Friday, January 10, 2014

Weekend reading

This one has been sitting idle in my repository of Fab links for too long: Stereogum's list of The Beatles' albums from worst to best. As with most undertakings of this kind - and especially those that touch on The Beatles' inviolable discography - there's voluminous room for disagreement. Revolver at #3? "Two of Us" is nothing more than a "minor ditty"? Did I really see the words "I've Got a Feeling" and "slay" in the same sentence? You get the picture. But all told, the list makes for a quality, enjoyable read. It's obvious that Chris DeVille - easily one of my favorite music scribes going today - loves and gets The Beatles.

Thursday, January 9, 2014

Thursday links

- From The Atlantic: "'Rubbish,' 'Tiresome,' 'Whoa-Yuk!': The Beatles' Early Haters".
A perhaps crucial data set is missing from this article: the demographics of the BBC listening audience.
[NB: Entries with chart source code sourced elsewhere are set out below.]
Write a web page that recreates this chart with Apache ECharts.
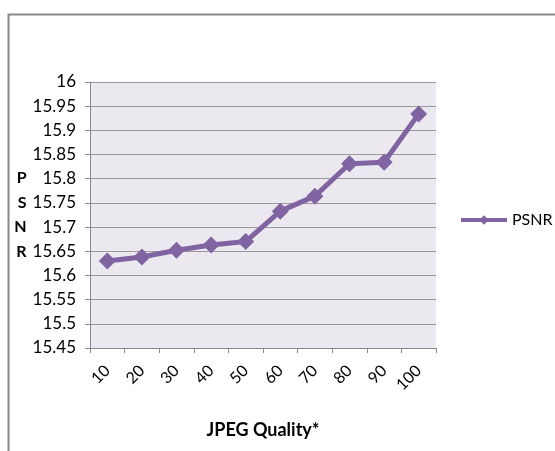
<!DOCTYPE html>
<html>
<head>
<meta charset="utf-8">
<script src="https://cdn.jsdelivr.net/npm/echarts@6/dist/echarts.min.js"></script>
<style>html,body{margin:0;padding:0;background:#fff;}#c{width:555px;height:451px;}</style>
</head>
<body>
<div id="c"></div>
<script>
var categories = ['10','20','30','40','50','60','70','80','90','100'];
var psnrValues = [15.63, 15.638, 15.652, 15.663, 15.67, 15.733, 15.764, 15.831, 15.834, 15.934];
var seriesName = 'PSNR';
var xTitle = 'JPEG Quality*';
var yTitle = 'P\nS\nN\nR';

var chart = echarts.init(document.getElementById('c'), null, {renderer: 'canvas'});
var FONT = 'Lato';
chart.setOption({
  animation: false,
  backgroundColor: '#fff',
  graphic: [{
    type: 'rect', left: 6, top: 12,
    shape: {width: 560, height: 450},
    style: {fill: 'none', stroke: '#888', lineWidth: 2},
    silent: true
  }],
  grid: {left: 90, top: 82, right: 119, bottom: 103, backgroundColor: '#ebe9ef', show: true, borderWidth: 0},
  legend: {
    data: [{name: seriesName, lineStyle: {width: 4}}], left: 454, top: 207, itemWidth: 46, itemHeight: 12, itemGap: 4,
    textStyle: {fontFamily: FONT, fontSize: 16, color: '#000'}
  },
  xAxis: {
    type: 'category', data: categories, boundaryGap: true,
    axisLine: {lineStyle: {color: '#888', width: 1}},
    axisTick: {show: true, length: 5, lineStyle: {color: '#888'}},
    axisLabel: {rotate: 45, margin: 20, fontFamily: FONT, fontSize: 16, color: '#000'},
    name: xTitle, nameLocation: 'middle', nameGap: 73,
    nameTextStyle: {fontFamily: FONT, fontSize: 18, fontWeight: 'bold', color: '#000'}
  },
  yAxis: {
    type: 'value', min: 15.45, max: 16, interval: 0.05,
    axisLine: {show: true, lineStyle: {color: '#888', width: 1}},
    axisTick: {show: true, length: 5, lineStyle: {color: '#888'}},
    splitLine: {show: true, lineStyle: {color: '#999', width: 1}},
    axisLabel: {margin: 14, fontFamily: FONT, fontSize: 17, color: '#000',
      formatter: function (v) { return String(+v.toFixed(2)); }},
    name: yTitle, nameLocation: 'middle', nameGap: 62, nameRotate: 0,
    nameTextStyle: {fontFamily: FONT, fontSize: 16, fontWeight: 'bold', color: '#000', lineHeight: 24.5}
  },
  series: [{
    name: seriesName, type: 'line', data: psnrValues,
    symbol: 'diamond', symbolSize: 17,
    lineStyle: {color: '#8064a2', width: 5},
    itemStyle: {color: '#8064a2'}
  }]
});
</script>
</body>
</html>
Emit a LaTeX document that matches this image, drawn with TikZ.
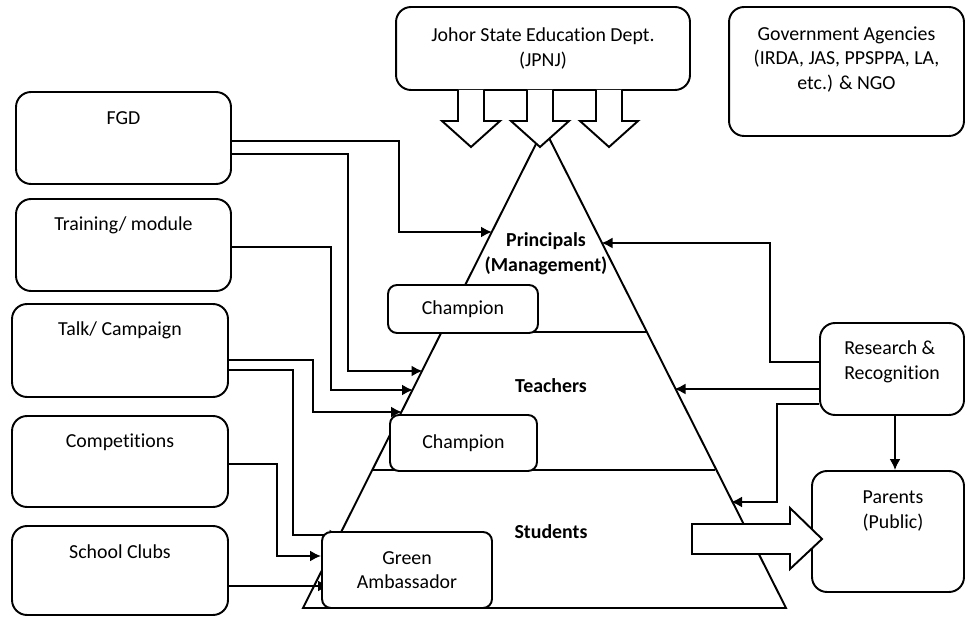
\documentclass[tikz,border=0pt]{standalone}
\usepackage{fontspec}
\setmainfont{Carlito}[Ligatures=NoCommon]
\usetikzlibrary{arrows.meta,calc,backgrounds}
\begin{document}
\begin{tikzpicture}[x=0.02cm,y=-0.02cm,line width=1.1pt,
    font=\fontsize{11.3}{14}\selectfont,
    box/.style={draw,rounded corners=0.3cm,fill=white,align=center},
    small/.style={draw,rounded corners=0.18cm,fill=white,align=center},
    intext/.style={anchor=center,align=center},
    level/.style={font=\fontsize{11.3}{14}\selectfont\bfseries,align=center},
    link/.style={line width=1.1pt,-{Latex[length=2.2mm,width=2.2mm]}}]
    \useasboundingbox (0,0) rectangle (966,617);

    \coordinate (top) at (544,128);
    \coordinate (bl) at (303,608);
    \coordinate (br) at (786,608);
    \draw (top) -- (bl) -- (br) -- cycle;
    \draw (442,332) -- (646,332);
    \draw (373,470) -- (715,470);

    \node[level] (prin) at (546,253.5) {Principals\\(Management)};
    \node[level] (teach) at (551,386) {Teachers};
    \node[level] (stud) at (551,532) {Students};

    \node[box,minimum width=5.88cm,minimum height=1.66cm] (jpnj) at (543,48.5) {Johor State Education Dept.\\(JPNJ)};
    \node[box,minimum width=4.7cm,minimum height=2.58cm,label={[intext,yshift=-1.07cm]north:Government Agencies\\(IRDA, JAS, PPSPPA, LA,\\etc.) \& NGO}] (gov) at (846.5,71.5) {};

    \node[box,minimum width=4.3cm,minimum height=1.84cm,label={[intext,yshift=-0.54cm]north:FGD}] (fgd) at (123.5,138) {};
    \node[box,minimum width=4.3cm,minimum height=1.84cm,label={[intext,yshift=-0.55cm]north:Training/ module}] (train) at (123.5,245) {};
    \node[box,minimum width=4.32cm,minimum height=1.86cm,label={[intext,yshift=-0.55cm]north:Talk/ Campaign}] (talk) at (120,350.5) {};
    \node[box,minimum width=4.32cm,minimum height=1.82cm,label={[intext,yshift=-0.54cm]north:Competitions}] (comp) at (120,461.5) {};
    \node[box,minimum width=4.32cm,minimum height=1.78cm,label={[intext,yshift=-0.54cm]north:School Clubs}] (club) at (120,570.5) {};

    \node[small,minimum width=3cm,minimum height=0.96cm] (champA) at (463,309) {Champion};
    \node[small,minimum width=2.94cm,minimum height=1.12cm] (champB) at (463.5,443) {Champion};
    \node[small,minimum width=3.4cm,minimum height=1.52cm] (green) at (407,570) {Green\\Ambassador};

    \node[box,minimum width=2.88cm,minimum height=1.84cm,label={[intext,align=left,yshift=-0.79cm]north:Research \&\\Recognition}] (research) at (892,369) {};
    \node[box,minimum width=3.04cm,minimum height=2.42cm,label={[intext,xshift=0.1cm,yshift=-0.82cm]north:Parents\\(Public)}] (parents) at (888,531.5) {};

    \foreach \cx in {471,540,609}
        \draw[fill=white] (\cx-13,90) -- (\cx-13,121) -- (\cx-29,121) -- (\cx,147) -- (\cx+29,121) -- (\cx+13,121) -- (\cx+13,90);
    \draw[fill=white] (692,524) -- (790,524) -- (790,508) -- (822,539) -- (790,569) -- (790,554) -- (692,554) -- cycle;

    \coordinate (p1) at (492,232);
    \coordinate (t2) at (422.5,371);
    \coordinate (t3) at (413,390);
    \coordinate (t4) at (402,412);
    \coordinate (t5) at (340.5,535);
    \coordinate (r1) at (601.5,243);
    \coordinate (r2) at (674.5,389);
    \coordinate (r3) at (731,502);

    \begin{scope}[on background layer]
        \draw[link] ($(fgd.east)+(0,3)$) -| (399,232) -- (p1);
        \draw[link] ($(fgd.east)+(0,16)$) -| (348,371) -- (t2);
        \draw[link] ($(train.east)+(0,2)$) -| (331,390) -- (t3);
        \draw[link] ($(talk.east)+(0,9.5)$) -| (313,412) -- (t4);
        \draw[link] ($(talk.east)+(0,19.5)$) -| (293,535) -- (t5);
        \draw[link] ($(comp.east)+(0,2.5)$) -| (277,556) -- ($(green.west)+(0,-14)$);
        \draw[link] ($(club.east)+(0,15.5)$) -- ($(green.west)+(8,16)$);
        \draw[link] ($(research.west)+(0,-7)$) -| (770,243) -- (r1);
        \draw[link] ($(research.west)+(0,20)$) -- (r2);
        \draw[link] ($(research.west)+(0,35)$) -| (777,502) -- (r3);
        \draw[link] ($(research.south)+(3,0)$) -- ($(research.south |- parents.north)+(3,0)$);
    \end{scope}
\end{tikzpicture}
\end{document}
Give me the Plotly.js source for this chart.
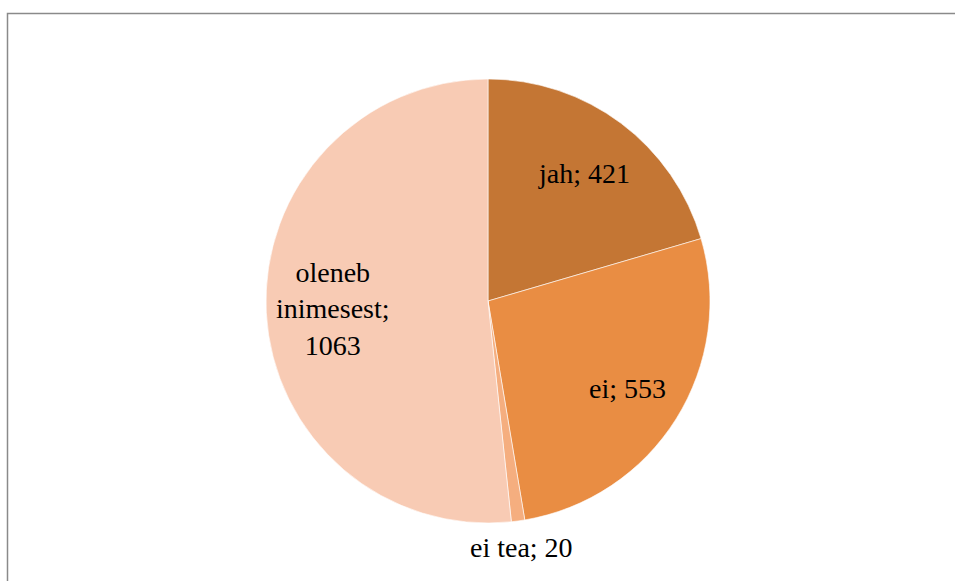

If the fault line between approval and disapproval correlates with significant age discrepancies (i.e., young: thumbs up; old: thumbs down), then there really isn't anything too noteworthy about The Beatles' so-called mixed reception. On the pop culture front, those were youth-driven times.
- Appearing on Newsweek's website, here's a detail-rich excerpt from John McMillan's new book, Beatles vs. Stones, that carries the header, "You Never Give Me Your Money: How Allen Klein Played The Beatles and The Stones."
Klein in a nutshell:
On his desk, he kept a plaque that parodied Psalm 23: “Yea, though I walk through the valley of the shadow of death, I shall fear no evil for I am the biggest motherfucker in the valley.”

Wednesday, January 8, 2014

Shot of the day

I love this pic (found in the slideshow at the bottom of this article). There are John and George - sweaty, frenzied, in the grips of a feverish rock 'n' roll high... and sporting those finely pressed polite-society suits which Brian Epstein mandated that they wear. While in place, this contrast was an integral and fascinating element of The Beatles' image. They played by certain rules and subverted others. Sometimes they leaned Paul, and sometimes they leaned John.